A federal judge on Tuesday ruled that the government is entitled to any profits derived from the sale of Edward Snowden’s recently released book — Permanent Record — holding that the publication was a clear breach of the employment agreements he signed prior to working for the National Security Agency (NSA) and Central Intelligence Agency (CIA).
Before fleeing to Russia, Snowden famously leaked top-secret controversial government documents, revealing the NSA’s expansive domestic surveillance and bulk data collection.
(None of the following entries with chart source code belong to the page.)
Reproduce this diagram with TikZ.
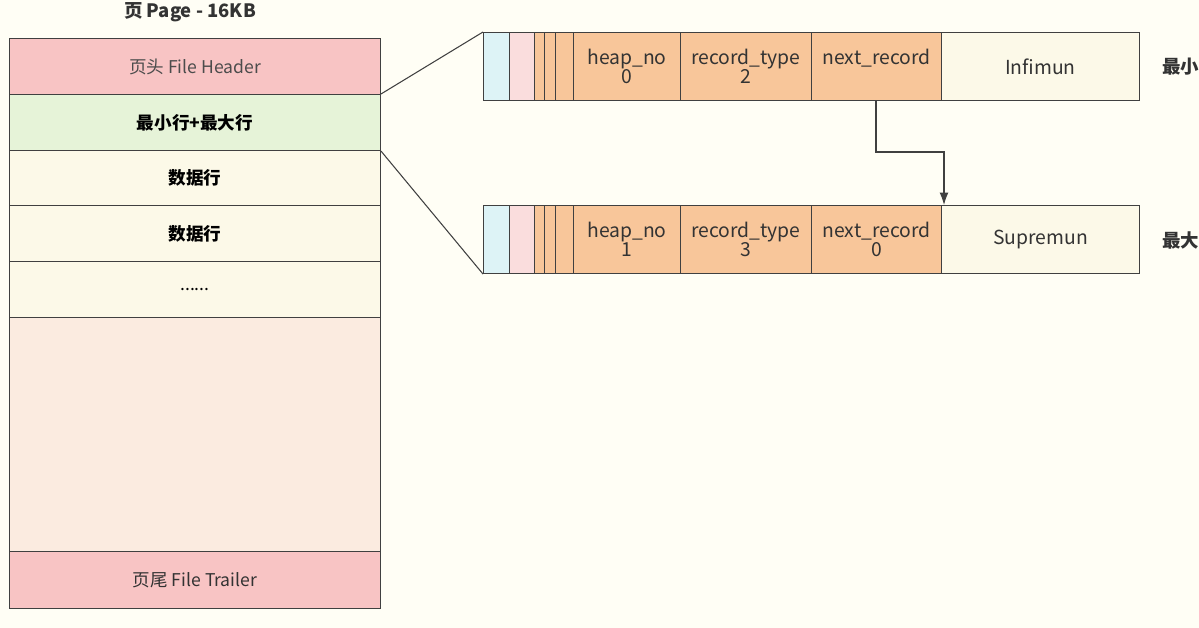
\documentclass[tikz,border=0pt]{standalone}
\usepackage{fontspec}
\setmainfont{Noto Sans CJK SC}
\begin{document}
\begin{tikzpicture}[x=0.02cm,y=-0.02cm,font=\fontsize{10}{12}\selectfont,
  box/.style={draw=black!75,line width=0.6pt},
  lbl/.style={text=black!80},
  rec/.style={box,fill=org,minimum height=1.36cm,anchor=north west,inner sep=0,align=center,lbl,font=\fontsize{11}{13}\selectfont},
  arr/.style={draw=black!75,line width=0.6pt,-{Latex[length=7pt,width=5pt]}}]
\usetikzlibrary{arrows.meta}
\definecolor{hdr}{HTML}{F8C4C4}
\definecolor{grn}{HTML}{E6F3D8}
\definecolor{crm}{HTML}{FCF9E8}
\definecolor{fre}{HTML}{FBEBE0}
\definecolor{cya}{HTML}{DDF3F6}
\definecolor{pnk}{HTML}{FADDDD}
\definecolor{org}{HTML}{F8C69A}
\fill[white!96!yellow] (0,0) rectangle (1199,628);
\useasboundingbox (0,0) rectangle (1199,628);
\clip (0,0) rectangle (1199,628);
\node[lbl,font=\fontsize{10.5}{12}\selectfont\bfseries] (title) at (190,12) {页 Page - 16KB};
% left column
\node[box,fill=hdr,minimum width=7.42cm,minimum height=1.12cm,anchor=north west,text=black!70] (fh) at (9,38) {页头 File Header};
\node[box,fill=grn,minimum width=7.42cm,minimum height=1.12cm,anchor=north west,font=\fontsize{10}{12}\selectfont\bfseries] (mm) at (9,94) {最小行+最大行};
\node[box,fill=crm,minimum width=7.42cm,minimum height=1.1cm,anchor=north west,font=\fontsize{10}{12}\selectfont\bfseries] (d1) at (9,150) {数据行};
\node[box,fill=crm,minimum width=7.42cm,minimum height=1.12cm,anchor=north west,font=\fontsize{10}{12}\selectfont\bfseries] (d2) at (9,205) {数据行};
\node[box,fill=crm,minimum width=7.42cm,minimum height=1.12cm,anchor=north west] (dots) at (9,261) {......};
\node[box,fill=fre,minimum width=7.42cm,minimum height=4.68cm,anchor=north west] (free) at (9,317) {};
\node[box,fill=hdr,minimum width=7.42cm,minimum height=1.14cm,anchor=north west,text=black!80] (ft) at (9,551) {页尾 File Trailer};
% records
\foreach \r/\y/\h/\t/\n/\name in {a/32/0/2/{}/Infimun, b/205/1/3/0/Supremun}{
  \node[box,fill=cya,minimum width=0.52cm,minimum height=1.36cm,anchor=north west,inner sep=0] (\r c) at (483,\y) {};
  \node[box,fill=pnk,minimum width=0.5cm,minimum height=1.36cm,anchor=north west,inner sep=0] (\r p) at (509,\y) {};
  \node[rec,minimum width=0.2cm] (\r o1) at (534,\y) {};
  \node[rec,minimum width=0.22cm] (\r o2) at (544,\y) {};
  \node[rec,minimum width=0.36cm] (\r o3) at (555,\y) {};
  \node[rec,minimum width=2.14cm] (\r h) at (573,\y) {heap\_no\\[-2pt]\h};
  \node[rec,minimum width=2.62cm] (\r t) at (680,\y) {record\_type\\[-2pt]\t};
  \node[rec,minimum width=2.6cm] (\r n) at (811,\y) {next\_record\\[-2pt]\n\vphantom{0}};
  \node[rec,fill=crm,minimum width=3.96cm] (\r s) at (941,\y) {\name};
}
\node[anchor=west,font=\fontsize{10.5}{12}\selectfont\bfseries,lbl] (lmin) at (1156,67) {最小};
\node[anchor=west,font=\fontsize{10.5}{12}\selectfont\bfseries,lbl] (lmax) at (1156,240) {最大};
% connectors
\draw[draw=black!75,line width=0.6pt] (mm.north east) -- (ac.north west);
\draw[draw=black!75,line width=0.6pt] (mm.south east) -- (bc.south west);
\coordinate (k1) at (876,152);
\coordinate (k2) at (944,152);
\draw[arr] (an.south -| k1) -- (k1) -- (k2) -- (k2 |- bs.north);
\end{tikzpicture}
\end{document}
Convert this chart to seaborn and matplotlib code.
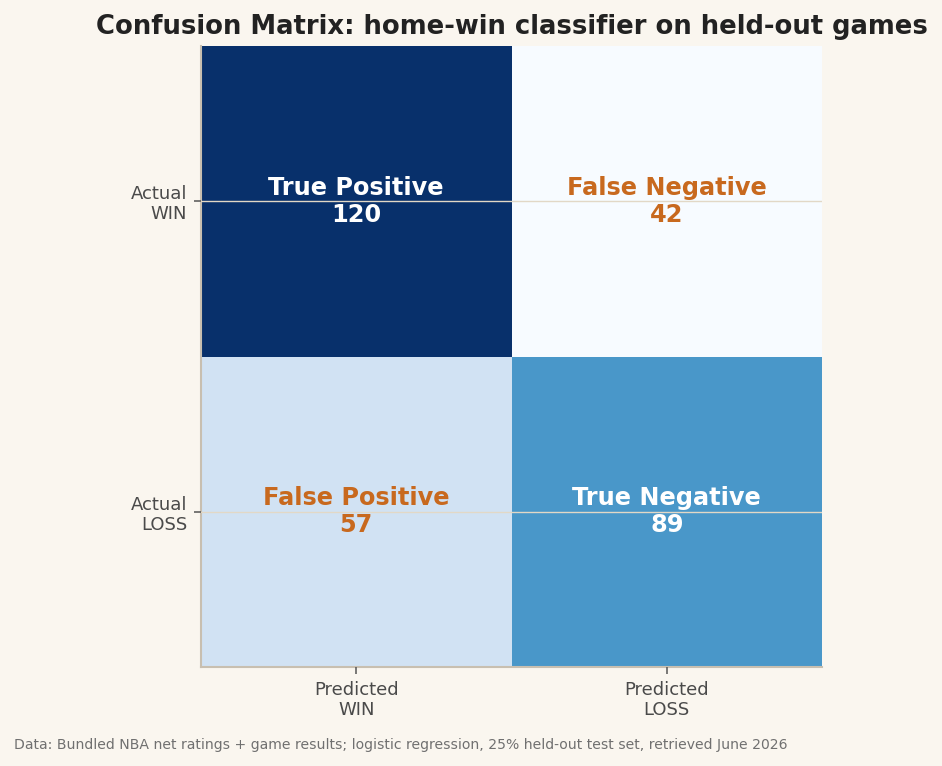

Federal prosecutors charged him with two counts of violating the Espionage Act and one count of theft of government property in 2013.
Unable to pursue a criminal prosecution, the Department of Justice filed a lawsuit against Snowden in September claiming that the publication of his memoir, which was not submitted to the government for pre-approval, violated the secrecy agreements Snowden signed as part of his work for various intelligence agencies.
Attorneys representing Snowden argued that he did not submit his memoir for approval because the government indicated that it would refuse to review the materials in good faith and within a reasonable time, and was selectively choosing to enforce his secrecy agreements out of animus for his point of view.
In a 14-page opinion, Judge Liam O’Grady of the United States District Court for the Eastern District of Virginia rejected Snowden’s arguments and sided with the DOJ, ruling in favor of the department’s motion for summary judgment in the case.
“The terms of these Secrecy Agreements are clear, and provide that [Snowden] is in breach of his contracts and the fiduciary duties identified therein if his public disclosures include the type of information and materials the contracts required to be submitted for prepublication review,” O’Grady wrote. “Because there is no genuine dispute of material fact that Snowden publicly disclosed the type of information and materials described above in Permanent Record and his speeches, the Government is entitled to summary judgement.”
The court’s decision was widely expected by national security experts who have been predicting the outcome since the book was announced.
“Everyone warned Snowden this exact thing would happen, but he and his team did it anyway,” national security attorney Bradley P. Moss told Law&Crime. “This court ruling was not surprising in the slightest, as the case law is explicitly clear on what happens when the person refuses to go through prepublication review.”
Attorneys representing Snowden said they disagree with the court’s ruling and will review their options.
“It’s farfetched to believe that the government would have reviewed Mr. Snowden’s book or anything else he submitted in good faith. For that reason, Mr. Snowden preferred to risk his future royalties than to subject his experiences to improper government censorship,” Brett Max Kaufman, one of the attorneys on Snowden’s legal team said in a statement Tuesday.